Soetan: One, a reduction in sexual harassment through zero-tolerance such that both staff and students would know that this is a no-go area. Perpetrators, either males or females, would be brought to book and victims would be protected. That is my desire. Two, gender-mainstreaming of our curriculum would be undertaken, starting from General Studies courses, thus highlighting gender as a key area of scholarship at all levels.

Nuances: Thank you very much.

One quite interesting point that can be inferred from Professor Funmi Soetan’s views in this interview is that, in her gender scholarship and gender policy activism, she got solid support from her husband, Professor Olufemi Soetan, who is a very senior ophthalmologist. This amazing spousal support mirrors the one which the icon, doyen and Mother of Gender Studies at OAU, Professor Similolu Adunni Afonja, got from her husband, Professor Adeniyi Afonja, a Professor of Metalurgical Engineering and former Deputy Vice-Chancellor (Academic) at OAU.
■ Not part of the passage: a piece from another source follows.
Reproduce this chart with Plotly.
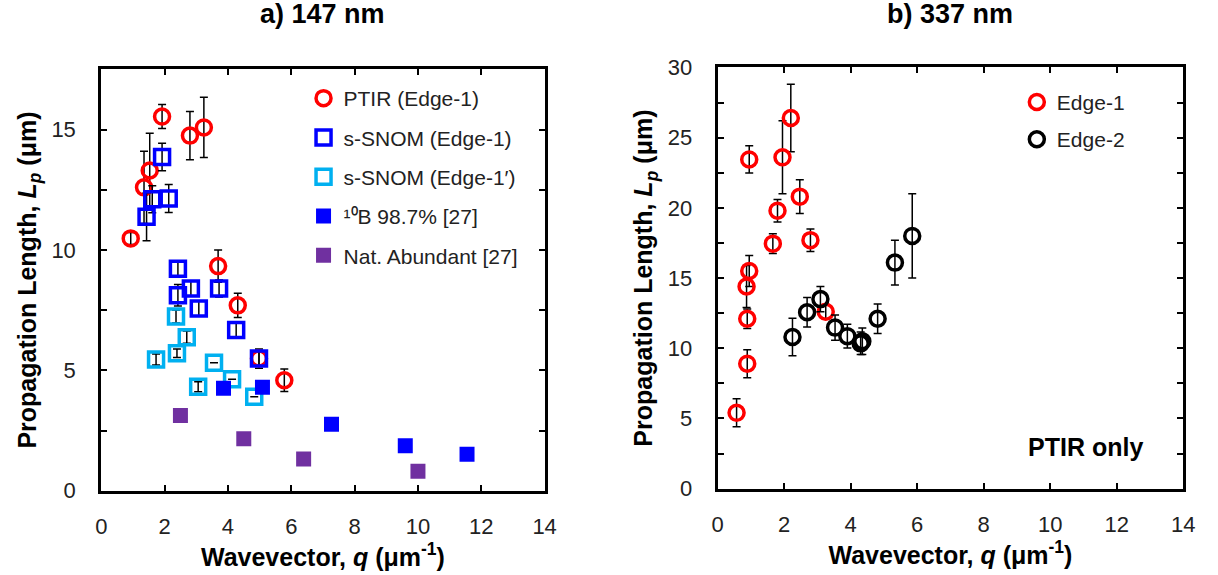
import plotly.graph_objects as go

# ---- panel a) 147 nm ----
ptir_q = [0.93, 1.35, 1.53, 1.92, 2.80, 3.24, 3.69, 4.31, 4.98, 5.78]
ptir_L = [10.48, 12.60, 13.30, 15.54, 14.75, 15.09, 9.33, 7.70, 5.49, 4.59]
ptir_err = [0.25, 1.5, 1.55, 0.5, 1.0, 1.25, 0.67, 0.5, 0.4, 0.47]

snom1_q = [1.43, 1.61, 1.92, 2.13, 2.42, 2.42, 2.83, 3.08, 3.72, 4.26, 4.98]
snom1_L = [11.38, 12.11, 13.86, 12.14, 9.22, 8.12, 8.40, 7.57, 8.40, 6.68, 5.49]
snom1_err = [1.0, 0.56, 0.57, 0.58, 0.3, 0.45, 0.3, 0.3, 0.35, 0.3, 0.3]

snom2_q = [1.73, 2.36, 2.39, 2.70, 3.06, 3.56, 4.13, 4.83]
snom2_L = [5.45, 7.24, 5.71, 6.38, 4.32, 5.32, 4.63, 3.90]
snom2_err = [0.23, 0.27, 0.18, 0.25, 0.21, 0, 0, 0]

b10_q = [3.86, 5.09, 7.27, 9.60, 11.55]
b10_L = [4.26, 4.30, 2.76, 1.87, 1.52]

nat_q = [2.50, 4.50, 6.39, 10.0]
nat_L = [3.12, 2.16, 1.32, 0.81]

# ---- panel b) 337 nm ----
e1_q = [0.57, 0.89, 0.89, 0.87, 0.95, 0.95, 1.66, 1.80, 1.95, 2.20, 2.47, 2.79, 3.25]
e1_L = [5.4, 8.9, 12.1, 14.4, 15.5, 23.45, 17.45, 19.8, 23.6, 26.4, 20.8, 17.7, 12.6]
e1_err = [1.0, 1.0, 0.7, 1.5, 1.1, 0.97, 0.7, 0.8, 2.6, 2.4, 1.2, 0.8, 0.5]

e2_q = [2.25, 2.69, 3.09, 3.53, 3.90, 4.30, 4.35, 4.81, 5.33, 5.85]
e2_L = [10.8, 12.56, 13.5, 11.47, 10.86, 10.35, 10.5, 12.1, 16.1, 18.0]
e2_err = [1.34, 1.05, 0.9, 0.9, 0.85, 0.8, 0.95, 1.05, 1.6, 3.0]

RED = "#FF0000"
BLUE = "#0000FF"
CYAN = "#00B0F0"
PURPLE = "#7030A0"
FONT = "Liberation Sans, Arial, sans-serif"


def errbar(vals):
    return dict(type="data", array=vals, visible=True, color="black",
                thickness=1.5, width=4)


def open_marker(symbol, color):
    # open symbols take their stroke colour from marker.color
    return dict(symbol=symbol, size=15, color=color,
                line=dict(color=color, width=3.5))


fig = go.Figure()

fig.add_trace(go.Scatter(x=ptir_q, y=ptir_L, error_y=errbar(ptir_err), mode="markers",
                         marker=open_marker("circle-open", RED), name="PTIR (Edge-1)",
                         xaxis="x", yaxis="y", legend="legend", legendgroup="a1"))
fig.add_trace(go.Scatter(x=snom1_q, y=snom1_L, error_y=errbar(snom1_err), mode="markers",
                         marker=open_marker("square-open", BLUE), name="s-SNOM (Edge-1)",
                         xaxis="x", yaxis="y", legend="legend", legendgroup="a2"))
fig.add_trace(go.Scatter(x=snom2_q, y=snom2_L, error_y=errbar(snom2_err), mode="markers",
                         marker=open_marker("square-open", CYAN), name="s-SNOM (Edge-1′)",
                         xaxis="x", yaxis="y", legend="legend", legendgroup="a3"))
fig.add_trace(go.Scatter(x=b10_q, y=b10_L, mode="markers",
                         marker=dict(symbol="square", size=15, color=BLUE),
                         name="¹⁰B 98.7% [27]",
                         xaxis="x", yaxis="y", legend="legend", legendgroup="a4"))
fig.add_trace(go.Scatter(x=nat_q, y=nat_L, mode="markers",
                         marker=dict(symbol="square", size=15, color=PURPLE),
                         name="Nat. Abundant [27]",
                         xaxis="x", yaxis="y", legend="legend", legendgroup="a5"))

fig.add_trace(go.Scatter(x=e1_q, y=e1_L, error_y=errbar(e1_err), mode="markers",
                         marker=open_marker("circle-open", RED), name="Edge-1",
                         xaxis="x2", yaxis="y2", legend="legend2", legendgroup="b1"))
fig.add_trace(go.Scatter(x=e2_q, y=e2_L, error_y=errbar(e2_err), mode="markers",
                         marker=open_marker("circle-open", "black"), name="Edge-2",
                         xaxis="x2", yaxis="y2", legend="legend2", legendgroup="b2"))

W, H = 1218, 575
tickfont = dict(family=FONT, size=22, color="#222222")
titlefont = dict(family=FONT, size=25, color="black")


def xax(domain, anchor):
    return dict(domain=domain, anchor=anchor, range=[0, 14], dtick=2,
                ticks="inside", ticklen=6, tickwidth=2, tickcolor="black",
                ticklabelstandoff=14,
                showline=True, linewidth=3, linecolor="black", mirror="allticks",
                showgrid=False, zeroline=False, tickfont=tickfont,
                title=dict(text="<b>Wavevector, <i>q</i> (μm<sup>-1</sup>)</b>",
                           font=titlefont, standoff=2))


def yax(domain, anchor, top, standoff):
    return dict(domain=domain, anchor=anchor, range=[0, top], dtick=5,
                ticks="inside", ticklen=6, tickwidth=2, tickcolor="black",
                ticklabelstandoff=18,
                minor=dict(dtick=2.5, ticks="inside", ticklen=6, tickwidth=2,
                           tickcolor="black", showgrid=False),
                showline=True, linewidth=3, linecolor="black", mirror="allticks",
                showgrid=False, zeroline=False, tickfont=tickfont,
                title=dict(text="<b>Propagation Length, <i>L<sub>p</sub></i> (μm)</b>",
                           font=titlefont, standoff=standoff))


fig.update_layout(
    width=W, height=H, autosize=False,
    margin=dict(l=0, r=0, t=0, b=0),
    paper_bgcolor="white", plot_bgcolor="white",
    font=dict(family=FONT, color="black"),
    xaxis=xax([96.7 / W, 546.7 / W], "y"),
    yaxis=yax([1 - 500.5 / H, 1 - 60 / H], "x", 17.5, 8),
    xaxis2=xax([722.3 / W, 1195 / W], "y2"),
    yaxis2=yax([1 - 498.3 / H, 1 - 58 / H], "x2", 30, 8),
    legend=dict(x=302 / W, y=1 - 69 / H, xanchor="left", yanchor="top",
                font=dict(family=FONT, size=21, color="#222222"),
                bgcolor="rgba(0,0,0,0)", tracegroupgap=9, itemsizing="trace"),
    legend2=dict(x=1026 / W, y=1 - 73 / H, xanchor="left", yanchor="top",
                 font=dict(family=FONT, size=21, color="#222222"),
                 bgcolor="rgba(0,0,0,0)", tracegroupgap=7, itemsizing="trace"),
    showlegend=True,
    annotations=[
        dict(text="<b>a) 147 nm</b>", x=321.7 / W, y=1 - 2 / H, xref="paper", yref="paper",
             showarrow=False, font=dict(family=FONT, size=27, color="black"),
             xanchor="center", yanchor="middle"),
        dict(text="<b>b) 337 nm</b>", x=958 / W, y=1 - 2 / H, xref="paper", yref="paper",
             showarrow=False, font=dict(family=FONT, size=27, color="black"),
             xanchor="center", yanchor="middle"),
        dict(text="<b>PTIR only</b>", x=1096 / W, y=1 - 455 / H, xref="paper", yref="paper",
             showarrow=False, font=dict(family=FONT, size=25, color="black"),
             xanchor="center", yanchor="middle"),
    ],
)

fig.write_html("out.html")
He was there for her as she set out to nurse the acorn of the “Programme in Women’s Studies” of the Department of Sociology and Anthropology in 1986 to grow into today’s oak – the Centre for Gender and Social Policy Studies – a pivot of gender research, gender consciousness-raising and gender policy activism approved by the National Universities Commission (NUC) in 2002, during her time as Director.

Through seminars and other programmes, staff, both female and male, from different academic disciplines across the university, were brought together by Professor Simi Afonja to examine different aspects of the lives of women and girls. She invited me into the Centre as a Fellow on account of my research interest in “Language and Gender” or “Women and Language”.

It is a testimony to Professor Simi Afonja’s solid foundational work, her foresight, tenacity and organisational prowess that today her successors as Directors of the Centre have a template which continues to facilitate both intellectual and infrastructural development.

This column today is dedicated to her in continuation of the celebrations of IWD 2024.